Um ex-aluno de Sá Gouveia na ESTC garante ao Observador que o docente manifestava com frequência “um discurso de ódio contra homossexuais, contra colegas e contra realizadores” e disso foi dado conhecimento ao diretor do departamento de cinema da escola, José Bogalheiro, atual vice-presidente da escola. Mas não houve consequências. Relata ainda que há três anos, frente a vários professores, incluindo Sá Gouveia, alunos de uma turma leram um manifesto contra a conduta deste e de outros docentes, mas sem referências a nomes.
O presidente da ESTC, João Maria Mendes, recusou responder a um conjunto de perguntas enviadas esta semana pelo Observador. Comentou que “a presidência não valoriza o teor de conversas de corredor, nem pauta a sua ação e decisões por rumores ou relatos difíceis de comprovar.” O que sugere nunca ter havido investigação às queixas dos alunos. O mesmo responsável confirmou que o afastamento de Sá Gouveia da ESTC se deveu a uma avaliação negativa feita pelos pares quanto às “competências pedagógicas e científicas” e à “ética e deontologia” do docente.
SIC e TVI escolheram Sá Gouveia
A Lei do Cinema (decreto-lei 124/2013, de 30 de Agosto) diz que os nomes dos jurados do ICA são indicados por um órgão consultivo do Ministério da Cultura, a Secção Especializada para o Cinema e Audiovisual, SECA (método que tem motivado críticas de um largo conjunto de profissionais da sétima arte congregados na Plataforma das Estruturas de Cinema). O ICA tem a competência de “declarar o impedimento ou conhecer os pedidos de escusa ou suspeição relativos ao júri”, refere a lei. O mesmo diploma estabelece que cabe ao governo aprovar a lista de jurados, função atualmente desempenhada pelo secretário de Estado da Cultura, Miguel Honrado.

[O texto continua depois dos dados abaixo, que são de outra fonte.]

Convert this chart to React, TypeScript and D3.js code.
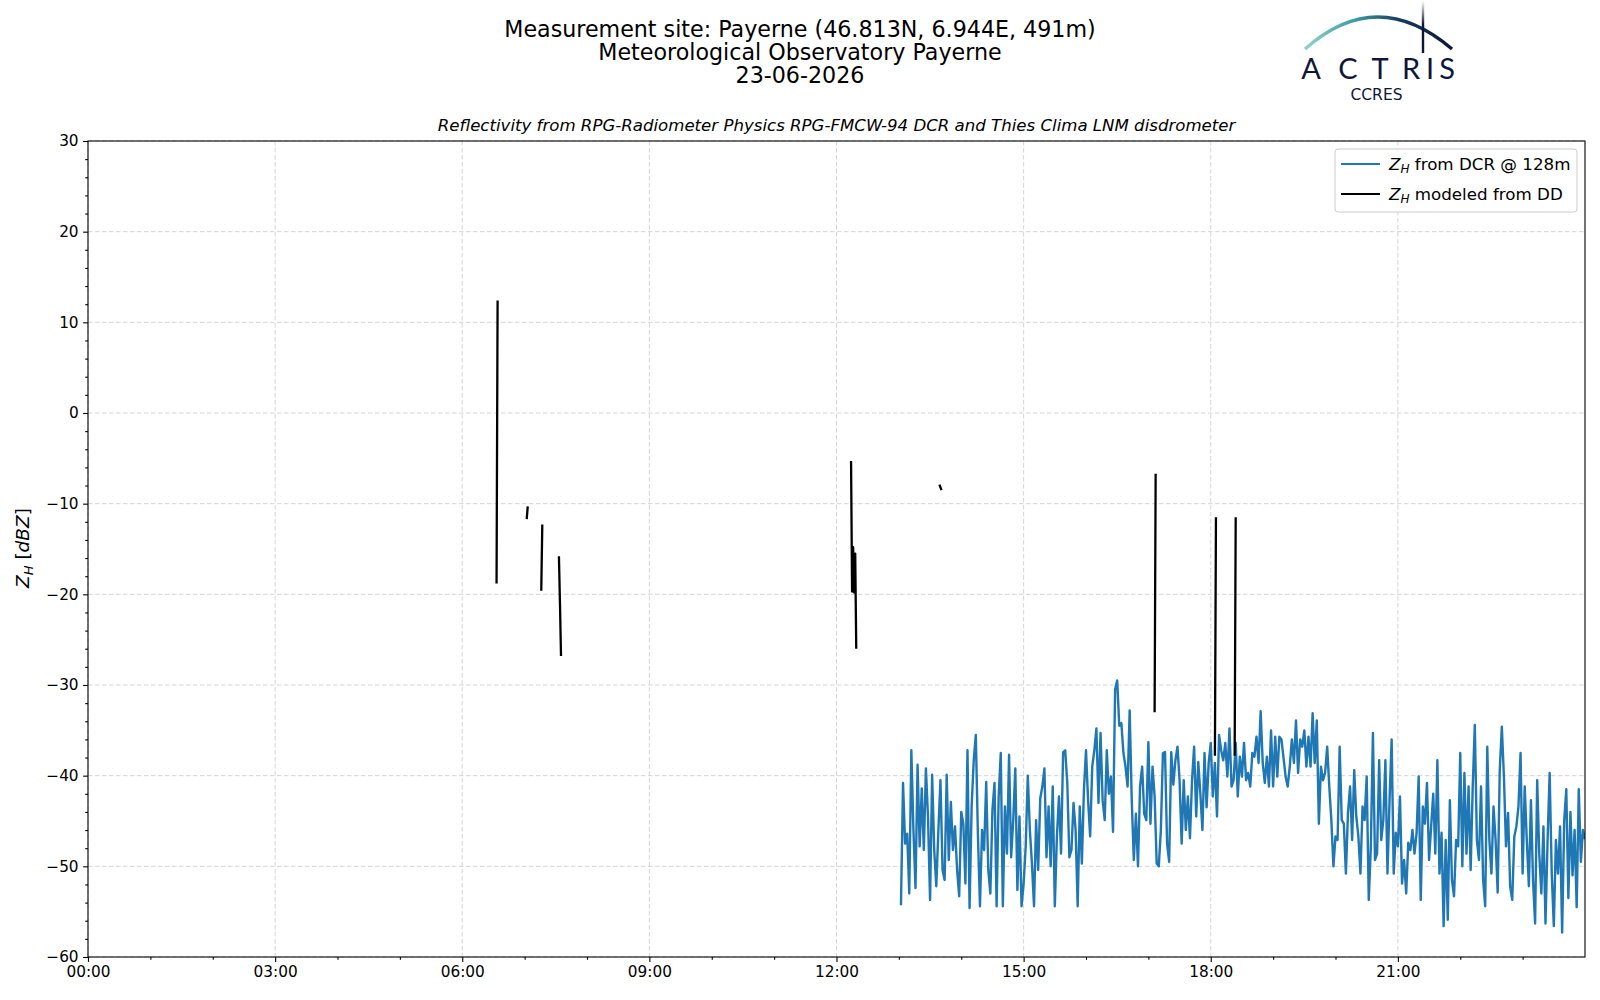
import React, { useEffect, useRef } from "react";
import * as d3 from "d3";

const titleLines = [
  "Measurement site: Payerne (46.813N, 6.944E, 491m)",
  "Meteorological Observatory Payerne",
  "23-06-2026",
];
const subtitle =
  "Reflectivity from RPG-Radiometer Physics RPG-FMCW-94 DCR and Thies Clima LNM disdrometer";

const xMajorHours = [0, 3, 6, 9, 12, 15, 18, 21];
const yMajor = [-60, -50, -40, -30, -20, -10, 0, 10, 20, 30];

// Z_H from the DCR at 128 m, one value every 2 minutes starting 13:02
const dcrStartMinute = 782;
const dcrStepMinutes = 2;
const dcrZh = [
  -54.3, -40.8, -47.5, -46.4, -53.0, -37.2, -46.0, -52.4, -38.8, -47.8,
  -41.4, -48.2, -39.2, -44.5, -53.7, -39.9, -48.2, -52.2, -46.0, -40.5,
  -50.4, -51.5, -39.9, -49.3, -42.9, -48.2, -45.6, -50.4, -53.3, -44.0,
  -45.3, -51.9, -37.2, -54.6, -43.4, -38.3, -35.5, -46.4, -54.4, -46.0,
  -48.2, -40.7, -50.4, -53.0, -43.8, -40.8, -54.4, -42.3, -37.5, -54.4,
  -43.4, -48.6, -37.7, -49.0, -44.9, -39.2, -52.6, -44.5, -54.4, -51.9,
  -47.8, -40.0, -46.0, -49.7, -54.4, -44.9, -50.4, -42.5, -41.2, -39.2,
  -49.0, -43.4, -50.0, -41.2, -54.4, -46.7, -42.3, -48.6, -37.4, -37.2,
  -40.8, -49.0, -48.2, -43.0, -46.0, -54.4, -43.4, -49.7, -41.6, -37.2,
  -42.7, -46.7, -39.0, -37.2, -34.8, -43.0, -35.3, -42.7, -44.9, -37.2,
  -42.0, -40.1, -46.2, -30.5, -29.5, -34.5, -34.2, -37.5, -39.0, -41.2,
  -32.8, -42.7, -49.3, -44.2, -50.0, -41.2, -39.0, -44.2, -44.9, -36.3,
  -45.3, -39.0, -42.3, -49.7, -50.0, -46.0, -37.5, -37.4, -47.5, -49.5,
  -37.4, -41.0, -38.3, -36.8, -40.5, -47.5, -40.5, -46.0, -42.3, -46.9,
  -40.5, -36.8, -44.5, -38.5, -42.0, -46.0, -37.5, -43.5, -38.6, -36.4,
  -42.3, -38.6, -44.5, -35.5, -37.2, -38.3, -36.4, -40.1, -34.8, -41.2,
  -40.5, -36.4, -42.3, -37.9, -40.1, -36.4, -40.5, -39.7, -41.2, -37.5,
  -37.9, -35.7, -38.6, -32.9, -38.6, -40.8, -37.9, -41.2, -35.0, -41.2,
  -35.7, -40.1, -35.7, -36.0, -38.0, -40.1, -41.2, -39.0, -36.0, -38.6,
  -33.9, -39.7, -36.0, -36.8, -35.0, -39.0, -35.7, -39.0, -33.1, -38.6,
  -33.9, -45.3, -39.0, -40.5, -39.7, -36.8, -41.2, -44.9, -50.0, -46.7,
  -47.1, -36.8, -44.9, -45.3, -50.8, -44.1, -41.2, -47.1, -39.4, -44.5,
  -46.7, -50.8, -43.4, -44.9, -40.1, -53.7, -47.8, -35.3, -49.3, -48.6,
  -38.3, -47.1, -44.9, -38.3, -50.8, -42.7, -36.0, -50.8, -46.3, -47.8,
  -42.3, -51.9, -49.3, -53.0, -47.4, -48.2, -46.0, -48.6, -46.3, -40.1,
  -53.7, -43.4, -45.3, -40.8, -49.3, -45.6, -42.0, -48.6, -38.3, -50.8,
  -46.3, -56.6, -47.1, -55.9, -42.7, -51.5, -53.3, -47.1, -47.8, -37.5,
  -50.0, -39.7, -48.6, -41.2, -50.4, -41.2, -34.4, -47.1, -49.3, -41.2,
  -51.5, -54.4, -36.8, -47.1, -50.8, -43.4, -47.1, -52.9, -39.4, -34.6,
  -40.1, -47.8, -44.1, -52.2, -53.7, -46.7, -45.6, -43.4, -37.5, -50.8,
  -41.2, -47.1, -52.2, -42.7, -51.5, -56.3, -40.5, -48.6, -53.0, -45.6,
  -56.3, -47.1, -39.7, -50.8, -56.6, -47.1, -50.8, -45.6, -57.3, -45.0,
  -41.5, -53.5, -44.0, -51.0, -46.0, -54.5, -41.5, -49.5, -46.0, -47.0,
];

// Z_H modeled from the disdrometer (minutes since midnight, NaN = gap)
const ddMinute = [
  393, 394, 395,
  422, 423, 424,
  436, 437, 438,
  453, 454, 455, 456,
  734, 735, 736, 737, 738, 739, 740,
  819, 821, 822,
  1026, 1027, 1028,
  1084, 1085, 1086,
  1103, 1104,
];
const ddZh = [
  -18.8, 12.4, NaN,
  -11.7, -10.3, NaN,
  -19.6, -12.3, NaN,
  -15.8, -21.0, -26.8, NaN,
  -5.3, -19.7, -14.8, -19.8, -15.5, -26.0, NaN,
  -7.9, -8.5, NaN,
  -33.0, -6.7, NaN,
  -37.8, -11.5, NaN,
  -37.8, -11.5,
];

const FONT = "DejaVu Sans, sans-serif";

const App = () => {
  const svgRef = useRef<SVGSVGElement>(null);

  useEffect(() => {
    document.body.style.margin = "0";
    const svg = d3.select(svgRef.current);
    svg.selectAll("*").remove();

    const m = { left: 88, right: 1585, top: 141, bottom: 957 };

    const x = d3.scaleLinear().domain([0, 1440]).range([m.left, m.right]);
    const y = d3.scaleLinear().domain([-60, 30]).range([m.bottom, m.top]);

    // titles
    svg.append("g")
      .selectAll("text")
      .data(titleLines)
      .join("text")
      .attr("x", 800)
      .attr("y", (d, i) => 36.5 + i * 23)
      .attr("text-anchor", "middle")
      .attr("font-family", FONT)
      .attr("font-size", 22.2)
      .text((d) => d);

    svg.append("text")
      .attr("x", (m.left + m.right) / 2)
      .attr("y", 131)
      .attr("text-anchor", "middle")
      .attr("font-family", FONT)
      .attr("font-size", 16.6)
      .attr("font-style", "italic")
      .text(subtitle);

    // logo
    const defs = svg.append("defs");
    const arcGrad = defs.append("linearGradient")
      .attr("id", "arcGrad")
      .attr("gradientUnits", "userSpaceOnUse")
      .attr("x1", 1305).attr("x2", 1452).attr("y1", 0).attr("y2", 0);
    arcGrad.append("stop").attr("offset", "0").attr("stop-color", "#8fd3cb");
    arcGrad.append("stop").attr("offset", "0.35").attr("stop-color", "#3a9aa3");
    arcGrad.append("stop").attr("offset", "0.65").attr("stop-color", "#173a5e");
    arcGrad.append("stop").attr("offset", "1").attr("stop-color", "#0e1636");
    const mastGrad = defs.append("linearGradient")
      .attr("id", "mastGrad")
      .attr("x1", 0).attr("x2", 0).attr("y1", 0).attr("y2", 1);
    mastGrad.append("stop").attr("offset", "0").attr("stop-color", "#0e1636").attr("stop-opacity", 0);
    mastGrad.append("stop").attr("offset", "0.45").attr("stop-color", "#0e1636").attr("stop-opacity", 1);
    mastGrad.append("stop").attr("offset", "1").attr("stop-color", "#0e1636").attr("stop-opacity", 1);

    const logo = svg.append("g");
    logo.append("path")
      .attr("d", "M1305,49 Q1377,-15 1452,49")
      .attr("fill", "none")
      .attr("stroke", "url(#arcGrad)")
      .attr("stroke-width", 3.4);
    logo.append("rect")
      .attr("x", 1421.8).attr("y", 1).attr("width", 2.4).attr("height", 52)
      .attr("fill", "url(#mastGrad)");
    const letters = ["A", "C", "T", "R", "I", "S"];
    const letterX = [1311, 1348, 1380, 1411, 1430, 1447];
    logo.selectAll("text.l")
      .data(letters)
      .join("text")
      .attr("class", "l")
      .attr("x", (d, i) => letterX[i])
      .attr("y", 78.5)
      .attr("text-anchor", "middle")
      .attr("font-family", "Lato, DejaVu Sans, sans-serif")
      .attr("font-size", 29)
      .attr("fill", "#10163a")
      .text((d) => d);
    logo.append("text")
      .attr("x", 1376.5)
      .attr("y", 99.5)
      .attr("text-anchor", "middle")
      .attr("font-family", FONT)
      .attr("font-size", 15.5)
      .attr("fill", "#10163a")
      .text("CCRES");

    // grid
    const grid = svg.append("g")
      .attr("stroke", "#d0d0d0")
      .attr("stroke-width", 0.9)
      .attr("stroke-dasharray", "4.5,2.5");
    grid.selectAll("line.gx")
      .data(xMajorHours)
      .join("line")
      .attr("class", "gx")
      .attr("x1", (d) => x(d * 60)).attr("x2", (d) => x(d * 60))
      .attr("y1", m.top).attr("y2", m.bottom);
    grid.selectAll("line.gy")
      .data(yMajor)
      .join("line")
      .attr("class", "gy")
      .attr("x1", m.left).attr("x2", m.right)
      .attr("y1", (d) => y(d)).attr("y2", (d) => y(d));

    // axes
    const fmtTime = (v: number) => {
      const h = Math.floor(v / 60);
      return `${String(h).padStart(2, "0")}:00`;
    };
    const xMinor = d3.range(0, 25).filter((h) => h % 3 !== 0).map((h) => h * 60);
    const yMinor = d3.range(-60, 31, 2).filter((v) => v % 10 !== 0);

    const styleAxis = (g: any) => {
      g.select(".domain").remove();
      g.selectAll("text").attr("font-family", FONT).attr("font-size", 15.3).attr("fill", "#000");
      g.selectAll("line").attr("stroke", "#000").attr("stroke-width", 1.1);
    };

    svg.append("g")
      .attr("transform", `translate(0,${m.bottom})`)
      .call(d3.axisBottom(x).tickValues(xMajorHours.map((h) => h * 60)).tickFormat(fmtTime as any).tickSize(4.9).tickPadding(4.5))
      .call(styleAxis);
    svg.append("g")
      .attr("transform", `translate(0,${m.bottom})`)
      .call(d3.axisBottom(x).tickValues(xMinor).tickFormat(() => "").tickSize(2.8))
      .call(styleAxis);
    svg.append("g")
      .attr("transform", `translate(${m.left},0)`)
      .call(d3.axisLeft(y).tickValues(yMajor).tickFormat(d3.format("d")).tickSize(4.9).tickPadding(4.5))
      .call(styleAxis);
    svg.append("g")
      .attr("transform", `translate(${m.left},0)`)
      .call(d3.axisLeft(y).tickValues(yMinor).tickFormat(() => "").tickSize(2.8))
      .call(styleAxis);

    // y label
    const yl = svg.append("text")
      .attr("transform", `translate(29,548) rotate(-90)`)
      .attr("text-anchor", "middle")
      .attr("font-family", FONT)
      .attr("font-size", 18.5);
    yl.append("tspan").attr("font-style", "italic").text("Z");
    yl.append("tspan").attr("font-style", "italic").attr("font-size", 13).attr("dy", 3.7).text("H");
    yl.append("tspan").attr("dy", -3.7).text(" [");
    yl.append("tspan").attr("font-style", "italic").text("dBZ");
    yl.append("tspan").text("]");

    // series
    const dcrPoints: [number, number][] = dcrZh.map((v, i) => [dcrStartMinute + i * dcrStepMinutes, v]);
    const ddPoints: [number, number][] = ddZh.map((v, i) => [ddMinute[i], v]);
    const line = d3.line<[number, number]>()
      .defined((d) => !isNaN(d[1]))
      .x((d) => x(d[0]))
      .y((d) => y(d[1]));

    const plotClip = defs.append("clipPath").attr("id", "plotClip");
    plotClip.append("rect")
      .attr("x", m.left).attr("y", m.top)
      .attr("width", m.right - m.left).attr("height", m.bottom - m.top);

    const plot = svg.append("g").attr("clip-path", "url(#plotClip)");
    plot.append("path")
      .datum(dcrPoints)
      .attr("d", line)
      .attr("fill", "none")
      .attr("stroke", "#1f77b4")
      .attr("stroke-width", 2.4)
      .attr("stroke-linejoin", "round");
    plot.append("path")
      .datum(ddPoints)
      .attr("d", line)
      .attr("fill", "none")
      .attr("stroke", "#000")
      .attr("stroke-width", 2.3)
      .attr("stroke-linejoin", "round");

    // spines
    svg.append("rect")
      .attr("x", m.left).attr("y", m.top)
      .attr("width", m.right - m.left).attr("height", m.bottom - m.top)
      .attr("fill", "none")
      .attr("stroke", "#000")
      .attr("stroke-width", 1.1);

    // legend
    const lg = svg.append("g");
    lg.append("rect")
      .attr("x", 1335).attr("y", 149).attr("width", 242).attr("height", 63)
      .attr("rx", 3)
      .attr("fill", "#fff").attr("fill-opacity", 0.8)
      .attr("stroke", "#cccccc").attr("stroke-width", 1);
    const entries = [
      { color: "#1f77b4", text: " from DCR @ 128m" },
      { color: "#000", text: " modeled from DD" },
    ];
    entries.forEach((e, i) => {
      const cy = 164 + i * 30;
      lg.append("line")
        .attr("x1", 1341).attr("x2", 1380).attr("y1", cy).attr("y2", cy)
        .attr("stroke", e.color).attr("stroke-width", 2.1);
      const t = lg.append("text")
        .attr("x", 1389).attr("y", cy + 6)
        .attr("font-family", FONT)
        .attr("font-size", 16.7);
      t.append("tspan").attr("font-style", "italic").text("Z");
      t.append("tspan").attr("font-style", "italic").attr("font-size", 12).attr("dy", 3).text("H");
      t.append("tspan").attr("dy", -3).text(e.text);
    });
  }, []);

  return <svg ref={svgRef} width={1600} height={1000} style={{ display: "block", background: "#fff" }} />;
};

export default App;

De acordo com informação prestado pelo ICA ao Observador, o nome de Jorge de Sá Gouveia foi aprovado a 7 de abril deste ano em reunião da SECA e os proponentes deste jurado foram a SIC e a TVI, duas das entidades do setor audiovisual com assento na SECA. Tratou-se da primeira participação de Sá Gouveia em júris do ICA. Além da queixa da Rosa Filmes, a Associação Portuguesa de Realizadores pediu esclarecimentos, por escrito, sobre este assunto e recebeu do ICA uma resposta verbal, de teor idêntico às respostas dadas à Rosa Filmes.
O Observador enviou no dia 18 um conjunto de perguntas ao secretário de Estado da Cultura, mas não obteve resposta até ao momento.